Robert Schumann : Symphonie no 4, Concerto pour piano, Orchestrations des Études Symphoniques et de Carnaval
Orchestre du Gewandhaus de Leipzig, Riccardo Chailly, Martha Argerich, piano
Un magnifique DVD, notamment grâce au magicien Chailly qui transcende l’orchestre de Schumann. Riccardo Chailly dirige ces concerts en 2006 avec l’Orchestre du Gewandhaus de Leipzig, un des tout premiers orchestres au monde, dans la ville de Schumann, où beaucoup de ses œuvres ont été composées.
On a l’habitude de sous-évaluer, voire de dénigrer l’œuvre symphonique de Schumann. Il faut reconnaître que le romantique Schumann (comme Schubert avant lui) s’est surtout magnifiquement illustré dans les œuvres pour le piano, les lieder et la musique de chambre. Composer des symphonies après Beethoven était impressionnant, il est vrai. On a également reproché à ces symphonies une orchestration maladroite. Mahler s’est même senti obligé de les réorchestrer (très réussi).
Une première partie de haute tenue
En première partie, après une symphonie n° 4 tendue et impressionnante, nous avons un programme de raretés, très intéressantes : deux morceaux tirés des Études symphoniques pour piano, transcrites par un jeune Tchaïkovski, et quatre du chef‑d’œuvre pianistique Carnaval, orchestrés par Maurice Ravel pour le danseur Nijinski. Notons que, alors qu’on joue plus souvent les Tableaux d’une exposition de Moussorgski dans sa version orchestrée par Ravel que dans son original pour piano, on ne joue jamais l’orchestration que Ravel a tentée du Carnaval de Schumann, probablement parce qu’il n’a pas orchestré tout le cycle.
Pour l’amour de Clara
En seconde partie, le Concerto en la mineur, à la fois un des concertos les plus importants du répertoire et une œuvre clé de l’œuvre de Schumann. Le compositeur le commença en 1840, l’année où son amour pour Clara Wieck put enfin se réaliser, l’année où il composa nombre d’œuvres clés, dont de nombreuses pièces pour piano et cycles de lieder. Ce concerto est en trois mouvements, comme ceux de Mozart et Beethoven. Mais le mouvement médian n’est pas un mouvement lent. C’est en fait un scherzo dont la partie centrale est un andantino. Il comporte donc les quatre temps d’une symphonie, si bien qu’on peut considérer qu’il s’agit aussi des premiers pas de Schumann dans l’univers symphonique.

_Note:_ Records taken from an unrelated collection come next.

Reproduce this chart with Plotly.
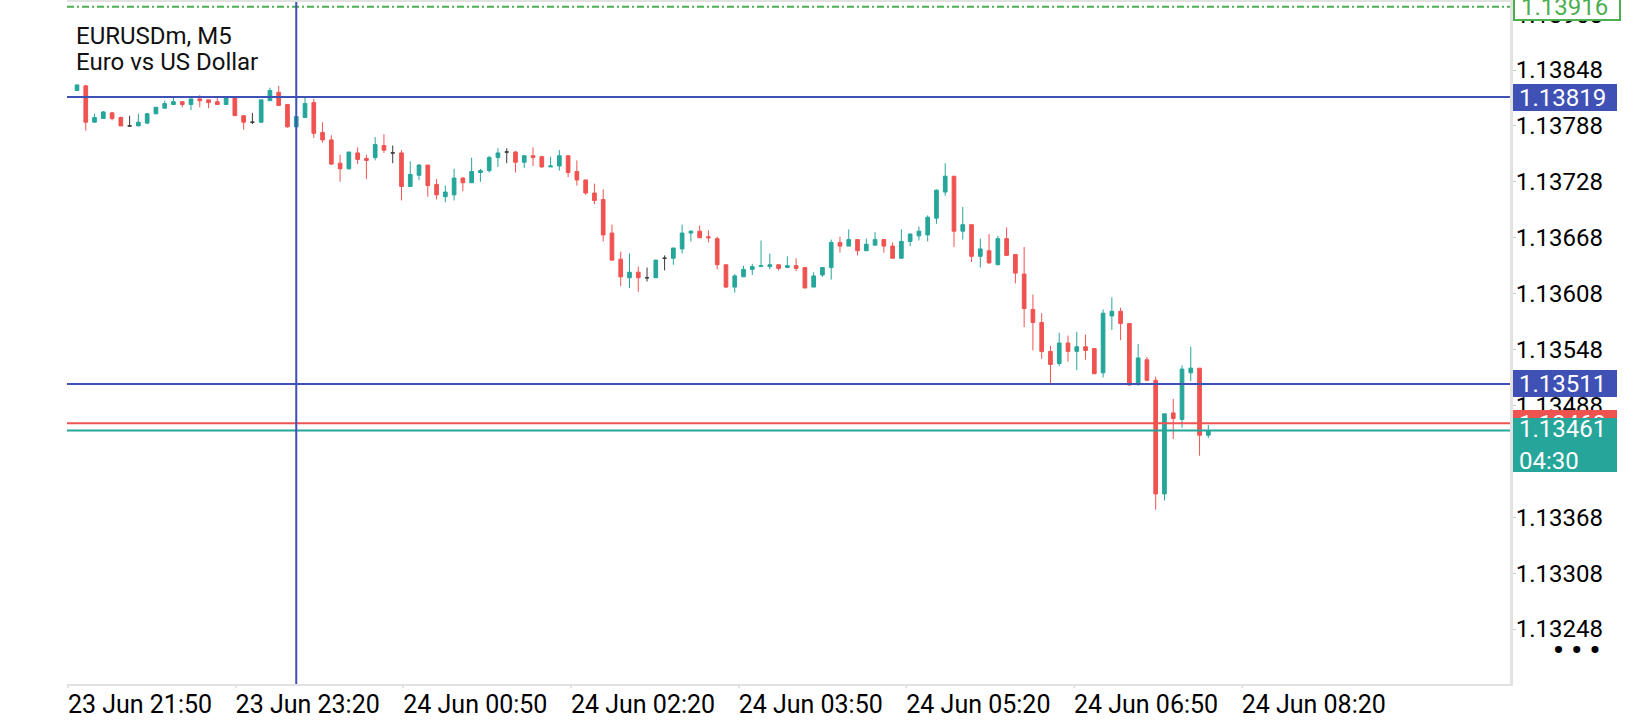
import plotly.graph_objects as go

# ---------------------------------------------------------------------------
# EURUSDm M5 chart (MT5 mobile look)

symbol = "EURUSDm, M5"
description = "Euro vs US Dollar"

open_ = [
    1.13826, 1.13831, 1.13792, 1.13796, 1.13802, 1.13797, 1.13788, 1.13788, 1.13791, 1.13801,
    1.13807, 1.13811, 1.13814, 1.13811, 1.13817, 1.13816, 1.13814, 1.13811, 1.13818, 1.13799,
    1.13792, 1.13792, 1.13815, 1.13824, 1.13811, 1.13787, 1.13797, 1.13813, 1.13781, 1.13773,
    1.13748, 1.13742, 1.13759, 1.13753, 1.13754, 1.13767, 1.13759, 1.13759, 1.13723, 1.13735,
    1.13746, 1.13725, 1.13712, 1.13714, 1.13732, 1.13727, 1.13738, 1.13740, 1.13754, 1.13760,
    1.13760, 1.13749, 1.13756, 1.13755, 1.13744, 1.13745, 1.13756, 1.13739, 1.13730, 1.13716,
    1.13709, 1.13673, 1.13645, 1.13625, 1.13631, 1.13625, 1.13625, 1.13646, 1.13646, 1.13656,
    1.13673, 1.13675, 1.13669, 1.13667, 1.13639, 1.13615, 1.13626, 1.13634, 1.13637, 1.13637,
    1.13639, 1.13636, 1.13638, 1.13636, 1.13615, 1.13628, 1.13636, 1.13663, 1.13659, 1.13666,
    1.13654, 1.13660, 1.13666, 1.13659, 1.13646, 1.13664, 1.13670, 1.13671, 1.13689, 1.13717,
    1.13734, 1.13675, 1.13682, 1.13648, 1.13654, 1.13639, 1.13667, 1.13650, 1.13629, 1.13591,
    1.13577, 1.13546, 1.13533, 1.13555, 1.13546, 1.13551, 1.13549, 1.13523, 1.13584, 1.13589,
    1.13576, 1.13511, 1.13537, 1.13515, 1.13393, 1.13480, 1.13473, 1.13523, 1.13528, 1.13456,
]
high = [
    1.13832, 1.13832, 1.13801, 1.13804, 1.13803, 1.13798, 1.13799, 1.13801, 1.13802, 1.13808,
    1.13815, 1.13819, 1.13814, 1.13817, 1.13821, 1.13816, 1.13819, 1.13819, 1.13818, 1.13799,
    1.13802, 1.13816, 1.13829, 1.13831, 1.13811, 1.13798, 1.13818, 1.13817, 1.13792, 1.13778,
    1.13757, 1.13760, 1.13765, 1.13757, 1.13776, 1.13779, 1.13767, 1.13762, 1.13750, 1.13747,
    1.13746, 1.13731, 1.13724, 1.13742, 1.13733, 1.13754, 1.13742, 1.13756, 1.13764, 1.13764,
    1.13761, 1.13756, 1.13765, 1.13756, 1.13755, 1.13762, 1.13756, 1.13751, 1.13730, 1.13726,
    1.13720, 1.13682, 1.13653, 1.13651, 1.13637, 1.13636, 1.13644, 1.13649, 1.13657, 1.13682,
    1.13676, 1.13681, 1.13676, 1.13669, 1.13639, 1.13629, 1.13638, 1.13640, 1.13665, 1.13651,
    1.13639, 1.13648, 1.13646, 1.13636, 1.13631, 1.13636, 1.13666, 1.13669, 1.13677, 1.13666,
    1.13667, 1.13674, 1.13666, 1.13663, 1.13677, 1.13672, 1.13680, 1.13692, 1.13720, 1.13748,
    1.13734, 1.13701, 1.13682, 1.13667, 1.13672, 1.13670, 1.13679, 1.13650, 1.13658, 1.13607,
    1.13587, 1.13552, 1.13566, 1.13563, 1.13567, 1.13564, 1.13549, 1.13591, 1.13604, 1.13593,
    1.13576, 1.13554, 1.13540, 1.13519, 1.13479, 1.13495, 1.13531, 1.13551, 1.13528, 1.13467,
]
low = [
    1.13826, 1.13783, 1.13792, 1.13796, 1.13794, 1.13788, 1.13787, 1.13788, 1.13790, 1.13801,
    1.13807, 1.13811, 1.13808, 1.13805, 1.13808, 1.13807, 1.13811, 1.13811, 1.13799, 1.13784,
    1.13790, 1.13791, 1.13815, 1.13810, 1.13786, 1.13787, 1.13797, 1.13775, 1.13770, 1.13746,
    1.13728, 1.13741, 1.13747, 1.13731, 1.13751, 1.13759, 1.13748, 1.13708, 1.13723, 1.13730,
    1.13712, 1.13709, 1.13706, 1.13708, 1.13718, 1.13727, 1.13728, 1.13738, 1.13744, 1.13748,
    1.13738, 1.13743, 1.13745, 1.13743, 1.13744, 1.13740, 1.13733, 1.13724, 1.13714, 1.13704,
    1.13664, 1.13643, 1.13616, 1.13614, 1.13610, 1.13621, 1.13625, 1.13633, 1.13639, 1.13651,
    1.13664, 1.13668, 1.13663, 1.13634, 1.13614, 1.13609, 1.13626, 1.13628, 1.13637, 1.13634,
    1.13633, 1.13636, 1.13632, 1.13614, 1.13615, 1.13626, 1.13623, 1.13652, 1.13659, 1.13649,
    1.13654, 1.13660, 1.13652, 1.13646, 1.13646, 1.13659, 1.13665, 1.13664, 1.13683, 1.13713,
    1.13658, 1.13666, 1.13642, 1.13636, 1.13640, 1.13639, 1.13649, 1.13619, 1.13572, 1.13547,
    1.13538, 1.13512, 1.13530, 1.13535, 1.13526, 1.13537, 1.13522, 1.13518, 1.13569, 1.13558,
    1.13509, 1.13509, 1.13514, 1.13376, 1.13386, 1.13452, 1.13464, 1.13514, 1.13434, 1.13453,
]
close = [
    1.13832, 1.13792, 1.13797, 1.13803, 1.13796, 1.13788, 1.13788, 1.13792, 1.13801, 1.13808,
    1.13812, 1.13814, 1.13811, 1.13817, 1.13815, 1.13813, 1.13811, 1.13818, 1.13799, 1.13792,
    1.13792, 1.13816, 1.13826, 1.13810, 1.13787, 1.13798, 1.13812, 1.13780, 1.13773, 1.13747,
    1.13742, 1.13760, 1.13752, 1.13751, 1.13768, 1.13762, 1.13759, 1.13723, 1.13736, 1.13746,
    1.13724, 1.13714, 1.13717, 1.13732, 1.13727, 1.13739, 1.13740, 1.13754, 1.13759, 1.13760,
    1.13749, 1.13756, 1.13754, 1.13744, 1.13745, 1.13756, 1.13738, 1.13730, 1.13716, 1.13708,
    1.13671, 1.13644, 1.13626, 1.13631, 1.13625, 1.13625, 1.13644, 1.13646, 1.13657, 1.13673,
    1.13675, 1.13668, 1.13668, 1.13639, 1.13615, 1.13627, 1.13634, 1.13637, 1.13638, 1.13639,
    1.13635, 1.13638, 1.13635, 1.13614, 1.13627, 1.13636, 1.13663, 1.13659, 1.13666, 1.13654,
    1.13661, 1.13666, 1.13659, 1.13646, 1.13664, 1.13672, 1.13675, 1.13690, 1.13719, 1.13734,
    1.13675, 1.13682, 1.13648, 1.13656, 1.13641, 1.13667, 1.13649, 1.13630, 1.13592, 1.13577,
    1.13546, 1.13532, 1.13555, 1.13546, 1.13551, 1.13547, 1.13522, 1.13587, 1.13589, 1.13576,
    1.13510, 1.13539, 1.13515, 1.13393, 1.13479, 1.13474, 1.13527, 1.13528, 1.13456, 1.13461,
]

time_labels = ["23 Jun 21:50", "23 Jun 23:20", "24 Jun 00:50", "24 Jun 02:20",
               "24 Jun 03:50", "24 Jun 05:20", "24 Jun 06:50", "24 Jun 08:20"]

crosshair_bar = 25
crosshair_price = 1.13819
level_price = 1.13511
ask_price = 1.13469
bid_price = 1.13461
top_level_price = 1.13916
bar_countdown = "04:30"

# ------------------------------------------------------------------------
# Colours and fonts

TEAL = "#26A69A"
RED = "#EF5350"
BLUE = "#3F51B5"
GREEN = "#4CAF50"
DOJI = "#3a3a3a"
BORDER = "#e2e2e2"
FONT = "Roboto"
FSIZE = 24
PAD = "\u00a0"  # small left padding inside the price boxes

bars = list(range(len(close)))
is_doji = [o == c for o, c in zip(open_, close)]


def pick(values, flag):
    return [v for v, d in zip(values, is_doji) if d == flag]


fig = go.Figure()

fig.add_trace(go.Candlestick(
    x=pick(bars, False), open=pick(open_, False), high=pick(high, False),
    low=pick(low, False), close=pick(close, False),
    increasing=dict(line=dict(color=TEAL, width=1), fillcolor=TEAL),
    decreasing=dict(line=dict(color=RED, width=1), fillcolor=RED),
    whiskerwidth=0, showlegend=False, name=symbol
))
fig.add_trace(go.Candlestick(
    x=pick(bars, True), open=pick(open_, True), high=pick(high, True),
    low=pick(low, True), close=pick(close, True),
    increasing=dict(line=dict(color=DOJI, width=1), fillcolor=DOJI),
    decreasing=dict(line=dict(color=DOJI, width=1), fillcolor=DOJI),
    whiskerwidth=0, showlegend=False, name=symbol
))


# Horizontal price lines
def hline(price, color, dash="solid"):
    fig.add_shape(type="line", xref="paper", x0=0, x1=1, yref="y", y0=price, y1=price,
                  line=dict(color=color, width=2, dash=dash), layer="above")


hline(top_level_price, GREEN, dash="7px,3px,2px,3px")
hline(crosshair_price, BLUE)
hline(level_price, BLUE)
hline(ask_price, RED)
hline(bid_price, TEAL)

# Vertical crosshair
fig.add_shape(type="line", xref="x", x0=crosshair_bar, x1=crosshair_bar, yref="paper", y0=0, y1=1,
              line=dict(color=BLUE, width=2), layer="above")


# Price labels on the right scale
def price_box(text, price, bg, fg="white", border=None, height=27, yanchor="middle", yshift=0):
    fig.add_annotation(text=text, xref="paper", x=1, xanchor="left", xshift=3,
                       yref="y", y=price, yanchor=yanchor, yshift=yshift,
                       showarrow=False, width=104, height=height, align="left",
                       bgcolor=bg, bordercolor=border or bg, borderwidth=2 if border else 0,
                       borderpad=0, font=dict(family=FONT, size=FSIZE, color=fg))


price_box(PAD + f"{top_level_price:.5f}", top_level_price, "white", fg=GREEN, border=GREEN, height=24)
price_box(PAD + f"{crosshair_price:.5f}", crosshair_price, BLUE)
price_box(PAD + f"{level_price:.5f}", level_price, BLUE)
price_box(PAD + f"{ask_price:.5f}", ask_price, RED)
price_box(PAD + f"{bid_price:.5f}<br>" + PAD + bar_countdown, bid_price, TEAL, height=54,
          yanchor="top", yshift=13)

# Symbol caption (two lines)
for line_text, shift in [(symbol, -34), (description, -60)]:
    fig.add_annotation(text=line_text, xref="paper", x=0, xanchor="left", xshift=7,
                       yref="paper", y=1, yanchor="middle", yshift=shift, showarrow=False,
                       align="left", font=dict(family=FONT, size=FSIZE, color="#111111"))

# Menu dots bottom right
fig.add_annotation(text="<b>\u2022 \u2022 \u2022</b>", xref="paper", x=1, xanchor="center", xshift=66,
                   yref="paper", y=0, yanchor="middle", yshift=35, showarrow=False,
                   font=dict(family=FONT, size=30, color="#000000"))

# Time axis ticks (bar units)
tick_first = -1.03
tick_step = 19.12
tick_pos = [tick_first + k * tick_step for k in range(len(time_labels))]

fig.update_layout(
    width=1640, height=720, autosize=False,
    margin=dict(l=67, r=130, t=0, b=36),
    paper_bgcolor="white", plot_bgcolor="white",
    font=dict(family=FONT, size=FSIZE, color="#000000"),
    boxgap=0.4, boxgroupgap=0.3,
    showlegend=False,
    xaxis=dict(
        range=[-1.14, 163.4], rangeslider=dict(visible=False),
        showgrid=False, zeroline=False,
        showline=True, linecolor=BORDER, linewidth=2, mirror=True,
        ticks="outside", ticklen=2, tickcolor=BORDER, tickwidth=2,
        tickvals=tick_pos, ticktext=time_labels, ticklabelshift=72, ticklabelstandoff=-5,
        tickfont=dict(family=FONT, size=25, color="#000000"),
    ),
    yaxis=dict(
        side="right", range=[1.13189, 1.13921],
        tick0=1.13848, dtick=0.0006, tickformat=".5f",
        showgrid=False, zeroline=False,
        showline=True, linecolor=BORDER, linewidth=3,
        ticks="outside", ticklen=3, tickcolor="#c8c8c8", ticklabelstandoff=-5,
        tickfont=dict(family=FONT, size=FSIZE, color="#000000"),
    ),
)

fig.write_html("out.html", config={"displayModeBar": False},
               post_script="document.body.style.margin='0px';document.body.style.overflow='hidden';")
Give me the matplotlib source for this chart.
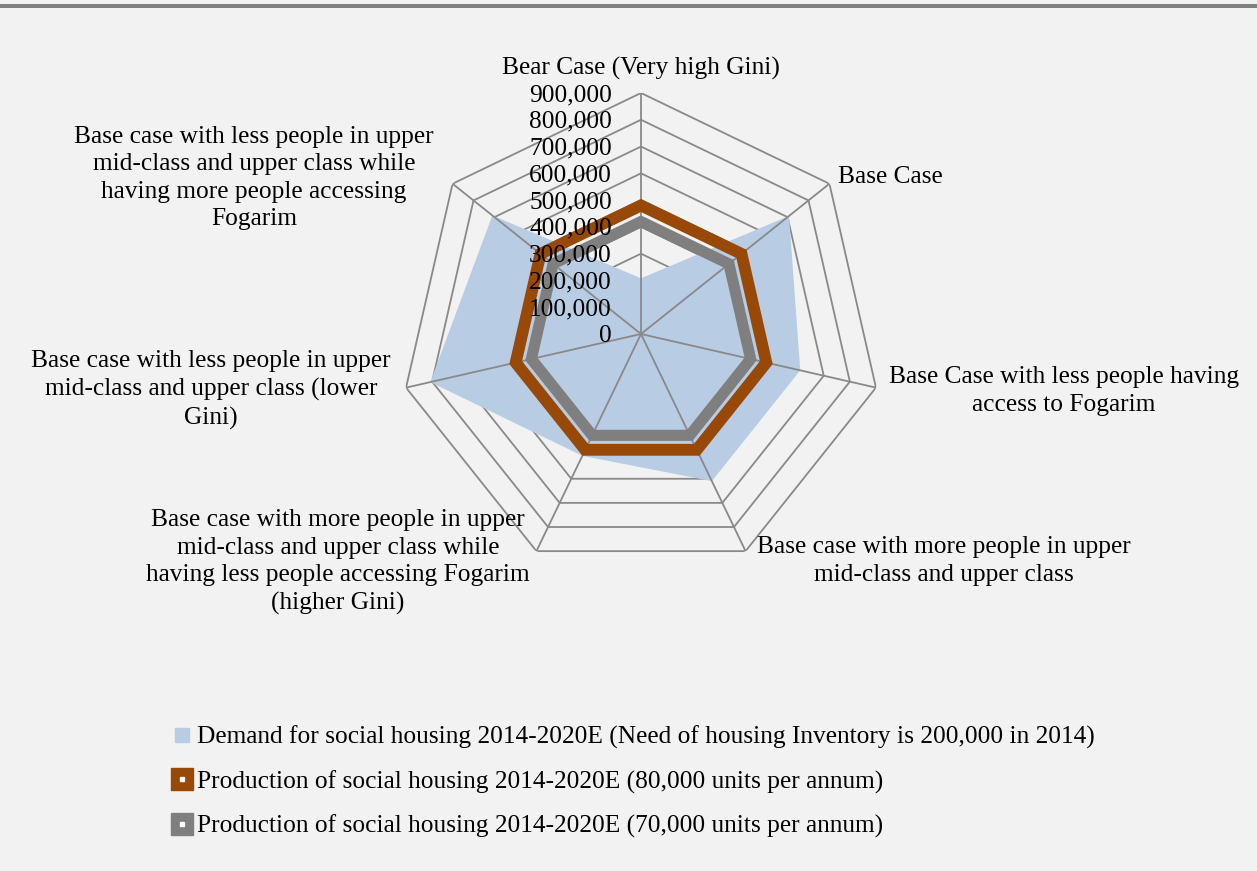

Comme bon nombre de ses meilleures œuvres, le concerto de Schumann est un hommage permanent à Clara et à son amour pour elle. Le thème initial est même la transcription en notation germanique de son nom. Clara, désormais Clara Schumann, créa le concerto en 1845 et l’interpréta tout au long de sa vie, plus de trente ans après la mort de son mari. Si Clara Schumann est, selon de nombreux témoins de l’époque, la plus grande femme pianiste du XIXe siècle, Martha Argerich est considérée par beaucoup comme la plus importante femme pianiste actuelle. Il n’est pas étonnant qu’elle adore le concerto de Clara, et qu’elle y excelle.
Martha Argerich au sommet
C’est une grande performance de la pianiste et la direction de Chailly est précise et raffinée, ce qui n’est pas toujours le cas pour des accompagnements de concerto. Il est aussi parfaitement enregistré (cela rend justice au son chaleureux de l’orchestre et au toucher d’Argerich) et filmé. L’image montre de façon pertinente et très réussie les instruments (superbes bois !) et le clavier. Elle ne cache rien non plus de ce qui rend la pianiste exceptionnelle, notamment son jeu continûment sur le fil du rasoir, jouant à l’extrême bout des touches pour augmenter la puissance, au point qu’on a peur pour elle qu’elle manque certaines notes, ce qui n’arrive naturellement jamais.
En bis, le morceau d’introduction des Scènes d’enfants vient clôturer un concert extraordinaire où se côtoient de façon incroyable trois des ouvrages pour piano principaux de Schumann, sa symphonie la plus célèbre et son concerto emblématique pour Clara.